The disabled veteran is also eligible for addition programs such as the Veterans Recruitment Act (VRA). Why This is a special authority by which agencies can appoint an eligible veteran with 30% disability without competition to work for a federal job. The VRA is an excepted appointment to a position that is otherwise based on competition of other applicants, providing the veteran is fully qualified for the position and meets any determined educational requirements.

The second program is in the State of Georgia and is being closely watched by Department of Defense, and the Veterans Administration, and others as the pilot program for the rest of the country to address the complete family of the transitioning soldier. The program is called Warrior2Citizen, and has been in the making for over a year to insure attention to detail, with support from Emory University, Veterans Innovative Center, VFW, Georgia National Guard, and many others. The initial grant funding has been generously donated by Callaway Gardens Resort which will act as the campus for program operations.

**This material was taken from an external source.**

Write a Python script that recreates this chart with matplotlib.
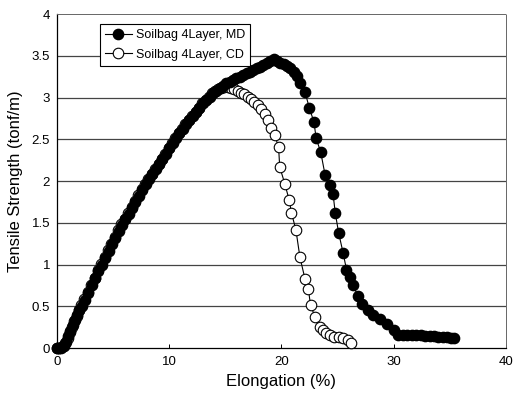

The Warrior2Citizen program is a highly confidential, effective, less formal program, with a special emphasis on treating families. There will be a number of options including individual and group counseling focused on the unique issues of service members, veterans, and their families. Services will be provided for those who may be struggling with the many faces of post traumatic stress disorder (PTSD):

    • Adjusting to deployment
    • Grief and loss
    • Witnessing traumatic events
    • Depression and anxiety
    • Abusive or destructive relationships
    • Relationship, couple and family problems
    • Parenting and child rearing challenges
    • Behavioral and emotional problems in children
    • Family crises, including separation, divorce and death

The program is open to all veterans and active duty military. In future articles I will conduct interviews with the volunteers and staffs which bring you these great programs.